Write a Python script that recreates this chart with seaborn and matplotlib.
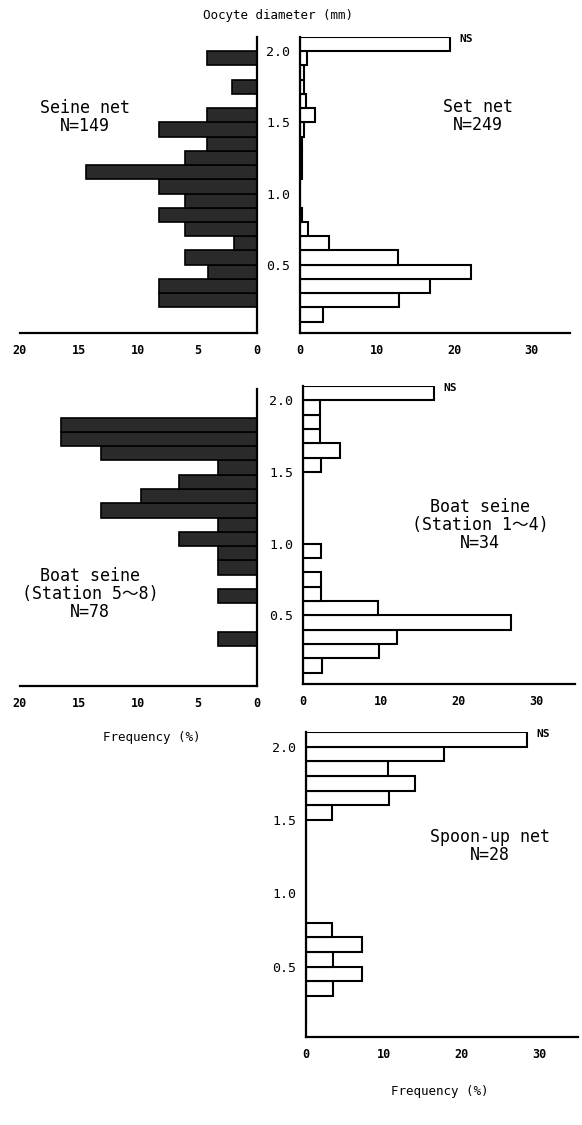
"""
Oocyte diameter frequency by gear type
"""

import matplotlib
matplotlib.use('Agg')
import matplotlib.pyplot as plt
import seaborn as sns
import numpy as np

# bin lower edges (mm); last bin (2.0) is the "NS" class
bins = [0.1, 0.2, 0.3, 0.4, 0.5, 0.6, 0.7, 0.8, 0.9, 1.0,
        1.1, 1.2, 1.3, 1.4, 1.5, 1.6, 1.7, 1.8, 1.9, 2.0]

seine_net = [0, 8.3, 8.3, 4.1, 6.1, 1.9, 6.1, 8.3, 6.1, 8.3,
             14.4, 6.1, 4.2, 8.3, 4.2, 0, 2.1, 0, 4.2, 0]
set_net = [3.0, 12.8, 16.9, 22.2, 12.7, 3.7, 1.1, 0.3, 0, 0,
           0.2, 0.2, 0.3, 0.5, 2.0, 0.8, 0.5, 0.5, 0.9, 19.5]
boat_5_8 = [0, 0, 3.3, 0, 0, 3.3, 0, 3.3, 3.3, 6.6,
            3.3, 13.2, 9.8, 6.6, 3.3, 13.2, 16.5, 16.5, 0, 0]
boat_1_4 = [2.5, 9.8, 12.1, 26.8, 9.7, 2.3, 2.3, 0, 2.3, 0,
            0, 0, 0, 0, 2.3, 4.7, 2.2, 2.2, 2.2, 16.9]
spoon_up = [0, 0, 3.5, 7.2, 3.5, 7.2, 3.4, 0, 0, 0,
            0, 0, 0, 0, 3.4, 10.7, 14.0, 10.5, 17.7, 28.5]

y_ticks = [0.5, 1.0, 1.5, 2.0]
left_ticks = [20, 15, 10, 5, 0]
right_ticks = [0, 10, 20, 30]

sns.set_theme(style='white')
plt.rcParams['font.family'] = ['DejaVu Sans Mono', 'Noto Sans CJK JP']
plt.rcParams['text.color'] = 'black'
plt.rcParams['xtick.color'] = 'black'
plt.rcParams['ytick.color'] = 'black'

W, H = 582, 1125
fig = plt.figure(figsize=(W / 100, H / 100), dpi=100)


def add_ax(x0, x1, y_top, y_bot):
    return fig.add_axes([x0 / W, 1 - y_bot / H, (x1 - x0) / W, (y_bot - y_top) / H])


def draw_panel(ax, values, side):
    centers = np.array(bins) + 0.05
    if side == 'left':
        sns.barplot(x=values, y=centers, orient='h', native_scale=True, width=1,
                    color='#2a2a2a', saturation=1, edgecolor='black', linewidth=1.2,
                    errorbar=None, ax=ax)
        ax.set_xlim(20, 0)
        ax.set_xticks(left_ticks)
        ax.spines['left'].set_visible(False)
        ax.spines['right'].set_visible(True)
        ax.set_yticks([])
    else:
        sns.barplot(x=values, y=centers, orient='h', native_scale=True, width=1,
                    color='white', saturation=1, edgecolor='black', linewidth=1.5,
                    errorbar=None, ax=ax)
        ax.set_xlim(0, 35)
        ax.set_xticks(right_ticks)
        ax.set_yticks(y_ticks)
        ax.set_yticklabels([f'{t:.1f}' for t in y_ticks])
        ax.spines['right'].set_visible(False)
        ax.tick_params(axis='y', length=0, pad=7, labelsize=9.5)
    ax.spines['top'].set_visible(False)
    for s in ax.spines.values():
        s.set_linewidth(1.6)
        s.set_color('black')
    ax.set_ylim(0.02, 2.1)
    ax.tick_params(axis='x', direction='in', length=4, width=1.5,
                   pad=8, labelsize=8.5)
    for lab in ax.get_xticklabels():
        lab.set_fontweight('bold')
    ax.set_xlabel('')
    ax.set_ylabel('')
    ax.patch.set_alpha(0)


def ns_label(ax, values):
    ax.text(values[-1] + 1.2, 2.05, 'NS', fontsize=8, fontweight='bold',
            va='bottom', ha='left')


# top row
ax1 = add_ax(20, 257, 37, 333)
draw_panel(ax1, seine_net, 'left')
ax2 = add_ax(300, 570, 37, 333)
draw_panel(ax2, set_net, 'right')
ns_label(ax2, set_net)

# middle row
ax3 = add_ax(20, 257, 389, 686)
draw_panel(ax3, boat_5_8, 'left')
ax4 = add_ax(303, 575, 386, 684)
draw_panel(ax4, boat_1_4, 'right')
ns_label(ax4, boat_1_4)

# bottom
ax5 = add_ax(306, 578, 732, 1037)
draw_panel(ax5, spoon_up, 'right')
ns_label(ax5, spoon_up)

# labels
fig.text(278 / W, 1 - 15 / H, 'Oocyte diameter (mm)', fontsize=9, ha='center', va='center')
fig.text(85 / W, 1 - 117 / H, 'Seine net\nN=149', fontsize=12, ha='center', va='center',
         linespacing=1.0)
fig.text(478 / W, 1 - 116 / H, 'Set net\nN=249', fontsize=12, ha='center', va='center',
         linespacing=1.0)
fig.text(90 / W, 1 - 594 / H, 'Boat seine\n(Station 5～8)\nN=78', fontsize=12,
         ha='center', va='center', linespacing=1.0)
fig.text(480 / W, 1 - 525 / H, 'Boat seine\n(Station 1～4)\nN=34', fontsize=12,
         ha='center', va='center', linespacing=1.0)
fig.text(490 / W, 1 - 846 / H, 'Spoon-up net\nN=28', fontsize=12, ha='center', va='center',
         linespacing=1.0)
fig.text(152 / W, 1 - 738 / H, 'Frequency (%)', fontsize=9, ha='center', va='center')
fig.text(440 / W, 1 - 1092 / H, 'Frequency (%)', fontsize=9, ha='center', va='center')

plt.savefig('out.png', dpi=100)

********************

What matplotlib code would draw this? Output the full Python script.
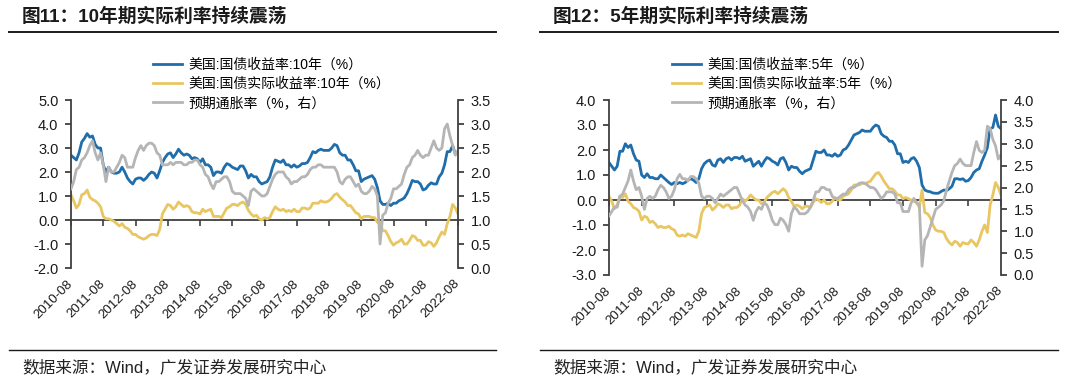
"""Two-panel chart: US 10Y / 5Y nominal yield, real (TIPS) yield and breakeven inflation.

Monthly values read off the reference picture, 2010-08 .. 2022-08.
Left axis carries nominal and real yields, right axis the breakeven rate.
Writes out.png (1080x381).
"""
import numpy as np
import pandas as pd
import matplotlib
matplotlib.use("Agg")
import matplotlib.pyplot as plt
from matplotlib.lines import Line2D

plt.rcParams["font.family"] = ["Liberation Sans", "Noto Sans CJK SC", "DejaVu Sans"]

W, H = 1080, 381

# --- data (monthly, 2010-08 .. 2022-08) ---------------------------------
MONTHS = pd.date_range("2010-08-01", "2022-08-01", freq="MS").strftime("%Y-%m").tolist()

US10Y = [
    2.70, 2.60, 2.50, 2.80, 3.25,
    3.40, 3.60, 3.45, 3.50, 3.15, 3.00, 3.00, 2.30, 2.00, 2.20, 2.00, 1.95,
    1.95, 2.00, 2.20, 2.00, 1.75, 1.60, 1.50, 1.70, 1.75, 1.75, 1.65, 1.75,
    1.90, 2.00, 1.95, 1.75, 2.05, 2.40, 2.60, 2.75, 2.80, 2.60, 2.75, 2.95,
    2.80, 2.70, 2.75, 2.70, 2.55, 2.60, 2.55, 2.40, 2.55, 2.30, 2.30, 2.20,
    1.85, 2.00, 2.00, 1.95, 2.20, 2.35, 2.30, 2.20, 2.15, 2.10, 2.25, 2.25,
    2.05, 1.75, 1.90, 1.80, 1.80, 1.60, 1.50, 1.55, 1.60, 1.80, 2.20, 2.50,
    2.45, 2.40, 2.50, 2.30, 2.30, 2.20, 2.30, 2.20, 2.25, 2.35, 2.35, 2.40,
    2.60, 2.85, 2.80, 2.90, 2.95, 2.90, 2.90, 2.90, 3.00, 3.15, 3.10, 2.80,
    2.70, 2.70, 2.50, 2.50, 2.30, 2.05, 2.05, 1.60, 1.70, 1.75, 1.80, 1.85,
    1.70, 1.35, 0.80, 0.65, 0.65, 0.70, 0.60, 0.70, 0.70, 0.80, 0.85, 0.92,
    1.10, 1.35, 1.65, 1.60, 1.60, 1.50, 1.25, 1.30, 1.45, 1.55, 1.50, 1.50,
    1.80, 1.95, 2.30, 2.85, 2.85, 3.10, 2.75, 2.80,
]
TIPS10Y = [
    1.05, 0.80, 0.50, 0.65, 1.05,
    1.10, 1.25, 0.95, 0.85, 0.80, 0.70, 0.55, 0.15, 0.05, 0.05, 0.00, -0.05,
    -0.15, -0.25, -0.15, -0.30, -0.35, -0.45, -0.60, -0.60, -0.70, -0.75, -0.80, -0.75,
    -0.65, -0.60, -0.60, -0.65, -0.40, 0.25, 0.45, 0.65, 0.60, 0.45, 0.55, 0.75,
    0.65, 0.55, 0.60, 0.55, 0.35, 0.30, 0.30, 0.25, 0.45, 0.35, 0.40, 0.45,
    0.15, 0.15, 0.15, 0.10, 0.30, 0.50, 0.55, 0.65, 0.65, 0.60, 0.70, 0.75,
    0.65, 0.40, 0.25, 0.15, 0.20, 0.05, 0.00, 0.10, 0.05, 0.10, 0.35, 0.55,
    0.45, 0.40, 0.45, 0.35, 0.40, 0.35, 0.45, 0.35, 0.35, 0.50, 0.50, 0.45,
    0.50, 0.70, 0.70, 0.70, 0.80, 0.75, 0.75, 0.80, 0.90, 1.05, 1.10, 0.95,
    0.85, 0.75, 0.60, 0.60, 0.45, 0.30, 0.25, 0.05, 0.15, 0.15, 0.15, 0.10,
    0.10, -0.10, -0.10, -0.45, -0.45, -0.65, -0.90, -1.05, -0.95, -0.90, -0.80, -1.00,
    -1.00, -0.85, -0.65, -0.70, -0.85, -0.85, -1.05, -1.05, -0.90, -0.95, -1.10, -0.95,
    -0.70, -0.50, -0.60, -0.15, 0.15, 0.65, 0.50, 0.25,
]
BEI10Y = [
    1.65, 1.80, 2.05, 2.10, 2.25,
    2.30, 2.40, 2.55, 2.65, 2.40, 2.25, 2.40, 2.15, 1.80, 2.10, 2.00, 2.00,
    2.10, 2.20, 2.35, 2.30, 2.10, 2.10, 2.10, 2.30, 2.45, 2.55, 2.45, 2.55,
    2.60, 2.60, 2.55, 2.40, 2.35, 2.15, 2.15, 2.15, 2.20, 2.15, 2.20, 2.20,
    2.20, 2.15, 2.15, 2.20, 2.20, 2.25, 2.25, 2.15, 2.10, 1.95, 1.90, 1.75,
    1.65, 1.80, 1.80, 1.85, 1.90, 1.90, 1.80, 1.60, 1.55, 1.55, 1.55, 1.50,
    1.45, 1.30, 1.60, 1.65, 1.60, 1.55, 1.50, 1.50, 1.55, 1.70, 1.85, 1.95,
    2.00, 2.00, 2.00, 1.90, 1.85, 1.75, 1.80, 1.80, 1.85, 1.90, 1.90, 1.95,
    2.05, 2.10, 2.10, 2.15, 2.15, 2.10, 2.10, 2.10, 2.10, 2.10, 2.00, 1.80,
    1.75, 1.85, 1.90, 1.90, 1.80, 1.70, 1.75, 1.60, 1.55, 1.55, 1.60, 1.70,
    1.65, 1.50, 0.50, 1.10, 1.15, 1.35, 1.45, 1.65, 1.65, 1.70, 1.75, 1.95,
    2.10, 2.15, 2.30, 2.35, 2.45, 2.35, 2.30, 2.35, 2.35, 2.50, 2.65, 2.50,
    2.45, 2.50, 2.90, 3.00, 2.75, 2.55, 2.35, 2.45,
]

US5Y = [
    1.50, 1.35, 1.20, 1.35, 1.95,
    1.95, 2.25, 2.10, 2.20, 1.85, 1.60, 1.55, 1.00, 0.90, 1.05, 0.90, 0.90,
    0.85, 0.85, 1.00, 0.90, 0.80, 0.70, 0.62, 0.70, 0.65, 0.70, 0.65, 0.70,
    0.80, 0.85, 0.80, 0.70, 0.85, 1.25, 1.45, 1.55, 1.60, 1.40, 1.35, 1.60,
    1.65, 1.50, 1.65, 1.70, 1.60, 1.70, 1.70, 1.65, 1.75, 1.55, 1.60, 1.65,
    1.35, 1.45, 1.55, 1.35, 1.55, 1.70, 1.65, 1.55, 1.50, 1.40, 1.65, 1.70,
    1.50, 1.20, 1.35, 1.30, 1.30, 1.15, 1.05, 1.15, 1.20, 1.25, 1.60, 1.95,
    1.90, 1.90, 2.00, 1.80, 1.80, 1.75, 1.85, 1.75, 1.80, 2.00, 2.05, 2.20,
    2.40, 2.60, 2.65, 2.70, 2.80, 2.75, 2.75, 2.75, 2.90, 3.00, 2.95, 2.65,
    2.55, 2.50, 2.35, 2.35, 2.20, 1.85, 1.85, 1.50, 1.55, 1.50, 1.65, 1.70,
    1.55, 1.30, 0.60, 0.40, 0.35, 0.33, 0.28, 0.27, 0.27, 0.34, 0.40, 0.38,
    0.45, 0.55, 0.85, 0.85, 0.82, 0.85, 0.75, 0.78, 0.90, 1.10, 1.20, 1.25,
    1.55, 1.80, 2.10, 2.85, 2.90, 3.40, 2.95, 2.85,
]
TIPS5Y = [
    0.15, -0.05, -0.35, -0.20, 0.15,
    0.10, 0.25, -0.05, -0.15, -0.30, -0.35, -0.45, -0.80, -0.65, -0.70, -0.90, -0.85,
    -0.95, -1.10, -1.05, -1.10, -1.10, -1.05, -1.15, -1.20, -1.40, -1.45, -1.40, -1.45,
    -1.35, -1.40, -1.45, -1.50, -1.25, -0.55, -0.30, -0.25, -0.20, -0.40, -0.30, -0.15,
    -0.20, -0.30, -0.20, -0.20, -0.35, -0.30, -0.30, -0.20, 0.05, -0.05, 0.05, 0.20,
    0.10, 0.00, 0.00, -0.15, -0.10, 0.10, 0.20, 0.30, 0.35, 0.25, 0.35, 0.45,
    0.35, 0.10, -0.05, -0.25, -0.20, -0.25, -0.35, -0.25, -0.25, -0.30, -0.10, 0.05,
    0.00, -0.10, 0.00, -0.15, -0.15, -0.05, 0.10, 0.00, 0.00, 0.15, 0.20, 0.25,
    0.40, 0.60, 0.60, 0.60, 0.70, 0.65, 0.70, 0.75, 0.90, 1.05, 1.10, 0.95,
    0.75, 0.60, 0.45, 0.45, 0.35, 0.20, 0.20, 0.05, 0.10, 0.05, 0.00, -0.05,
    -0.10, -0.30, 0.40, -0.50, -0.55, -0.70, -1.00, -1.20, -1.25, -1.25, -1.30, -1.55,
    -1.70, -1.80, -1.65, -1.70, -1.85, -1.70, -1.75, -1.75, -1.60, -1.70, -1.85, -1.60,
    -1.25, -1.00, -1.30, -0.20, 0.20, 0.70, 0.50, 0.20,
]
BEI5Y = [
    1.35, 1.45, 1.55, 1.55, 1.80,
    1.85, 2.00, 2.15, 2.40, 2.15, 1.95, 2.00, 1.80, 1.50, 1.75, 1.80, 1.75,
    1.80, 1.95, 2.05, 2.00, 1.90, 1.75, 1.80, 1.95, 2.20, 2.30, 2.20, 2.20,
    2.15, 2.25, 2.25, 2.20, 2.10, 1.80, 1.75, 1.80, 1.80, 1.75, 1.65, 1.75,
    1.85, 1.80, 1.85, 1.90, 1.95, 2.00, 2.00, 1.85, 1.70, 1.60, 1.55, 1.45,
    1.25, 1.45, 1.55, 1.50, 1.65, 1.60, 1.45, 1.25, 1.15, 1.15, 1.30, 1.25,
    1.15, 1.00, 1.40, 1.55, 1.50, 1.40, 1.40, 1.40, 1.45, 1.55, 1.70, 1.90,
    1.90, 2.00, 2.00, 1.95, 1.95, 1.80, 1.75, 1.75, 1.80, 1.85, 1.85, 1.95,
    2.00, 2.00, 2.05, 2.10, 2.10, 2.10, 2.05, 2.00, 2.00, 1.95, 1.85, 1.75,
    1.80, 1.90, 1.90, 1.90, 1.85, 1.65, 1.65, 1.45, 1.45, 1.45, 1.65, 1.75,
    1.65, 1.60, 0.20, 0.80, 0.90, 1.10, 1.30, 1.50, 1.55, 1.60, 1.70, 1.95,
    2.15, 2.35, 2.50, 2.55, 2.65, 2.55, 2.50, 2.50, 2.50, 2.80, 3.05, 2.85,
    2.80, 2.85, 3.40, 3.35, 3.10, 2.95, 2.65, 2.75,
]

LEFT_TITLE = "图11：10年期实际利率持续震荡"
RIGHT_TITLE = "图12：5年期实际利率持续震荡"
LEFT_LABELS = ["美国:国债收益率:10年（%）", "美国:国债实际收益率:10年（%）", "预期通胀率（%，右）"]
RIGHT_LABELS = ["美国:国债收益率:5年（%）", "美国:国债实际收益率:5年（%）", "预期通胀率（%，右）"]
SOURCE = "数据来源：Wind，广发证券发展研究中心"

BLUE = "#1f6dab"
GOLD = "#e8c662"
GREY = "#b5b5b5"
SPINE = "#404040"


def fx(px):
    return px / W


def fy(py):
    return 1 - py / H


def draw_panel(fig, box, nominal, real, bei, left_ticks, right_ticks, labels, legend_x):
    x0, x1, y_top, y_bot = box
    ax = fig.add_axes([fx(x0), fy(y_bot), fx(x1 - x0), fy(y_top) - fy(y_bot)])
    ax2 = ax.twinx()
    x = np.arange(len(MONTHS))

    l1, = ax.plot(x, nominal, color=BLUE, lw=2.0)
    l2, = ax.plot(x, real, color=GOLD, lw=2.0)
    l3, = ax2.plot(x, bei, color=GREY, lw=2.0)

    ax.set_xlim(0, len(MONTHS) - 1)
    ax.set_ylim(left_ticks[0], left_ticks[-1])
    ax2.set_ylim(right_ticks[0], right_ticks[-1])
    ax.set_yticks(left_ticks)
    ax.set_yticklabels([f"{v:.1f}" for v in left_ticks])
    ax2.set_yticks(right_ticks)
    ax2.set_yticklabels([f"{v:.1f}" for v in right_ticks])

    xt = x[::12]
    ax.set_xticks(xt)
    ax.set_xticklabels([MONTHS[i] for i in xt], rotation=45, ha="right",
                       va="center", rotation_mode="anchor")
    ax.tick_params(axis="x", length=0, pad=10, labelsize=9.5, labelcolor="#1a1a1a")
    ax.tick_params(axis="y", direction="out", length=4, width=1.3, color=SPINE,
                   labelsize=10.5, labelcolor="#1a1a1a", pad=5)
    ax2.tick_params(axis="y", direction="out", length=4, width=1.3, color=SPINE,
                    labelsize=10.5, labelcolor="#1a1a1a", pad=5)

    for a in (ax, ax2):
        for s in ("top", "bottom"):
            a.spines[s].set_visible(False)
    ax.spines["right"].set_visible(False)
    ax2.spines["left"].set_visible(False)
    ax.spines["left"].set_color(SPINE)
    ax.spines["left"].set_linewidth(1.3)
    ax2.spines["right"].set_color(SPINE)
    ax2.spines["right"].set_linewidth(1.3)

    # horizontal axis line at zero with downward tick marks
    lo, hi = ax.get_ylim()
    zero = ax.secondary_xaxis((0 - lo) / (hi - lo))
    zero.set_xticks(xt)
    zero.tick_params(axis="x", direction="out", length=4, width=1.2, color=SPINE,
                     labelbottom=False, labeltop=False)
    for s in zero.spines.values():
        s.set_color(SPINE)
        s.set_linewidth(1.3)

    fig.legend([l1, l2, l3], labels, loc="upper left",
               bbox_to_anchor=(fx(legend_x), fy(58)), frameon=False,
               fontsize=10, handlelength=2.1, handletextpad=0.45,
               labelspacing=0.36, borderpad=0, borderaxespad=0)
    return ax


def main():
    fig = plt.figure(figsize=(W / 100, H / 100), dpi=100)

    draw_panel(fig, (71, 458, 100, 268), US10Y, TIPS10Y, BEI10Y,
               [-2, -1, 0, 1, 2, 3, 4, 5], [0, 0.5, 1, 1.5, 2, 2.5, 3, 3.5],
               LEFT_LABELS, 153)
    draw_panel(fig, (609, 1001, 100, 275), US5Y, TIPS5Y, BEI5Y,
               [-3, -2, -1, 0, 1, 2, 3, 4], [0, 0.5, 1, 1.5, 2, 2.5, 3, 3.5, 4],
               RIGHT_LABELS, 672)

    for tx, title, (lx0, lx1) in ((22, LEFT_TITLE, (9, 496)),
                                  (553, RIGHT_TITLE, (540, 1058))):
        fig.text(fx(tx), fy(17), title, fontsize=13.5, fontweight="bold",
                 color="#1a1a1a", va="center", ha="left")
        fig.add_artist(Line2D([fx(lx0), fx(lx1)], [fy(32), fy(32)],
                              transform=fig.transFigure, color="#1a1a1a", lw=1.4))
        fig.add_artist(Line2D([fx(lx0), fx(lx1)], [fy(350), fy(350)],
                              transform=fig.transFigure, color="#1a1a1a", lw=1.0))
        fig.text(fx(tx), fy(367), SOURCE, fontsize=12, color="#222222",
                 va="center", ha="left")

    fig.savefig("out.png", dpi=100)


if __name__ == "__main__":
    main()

********************

## Stated goal
Answer with a single number: the count of lines holding the word "script".

## Exercise answer
2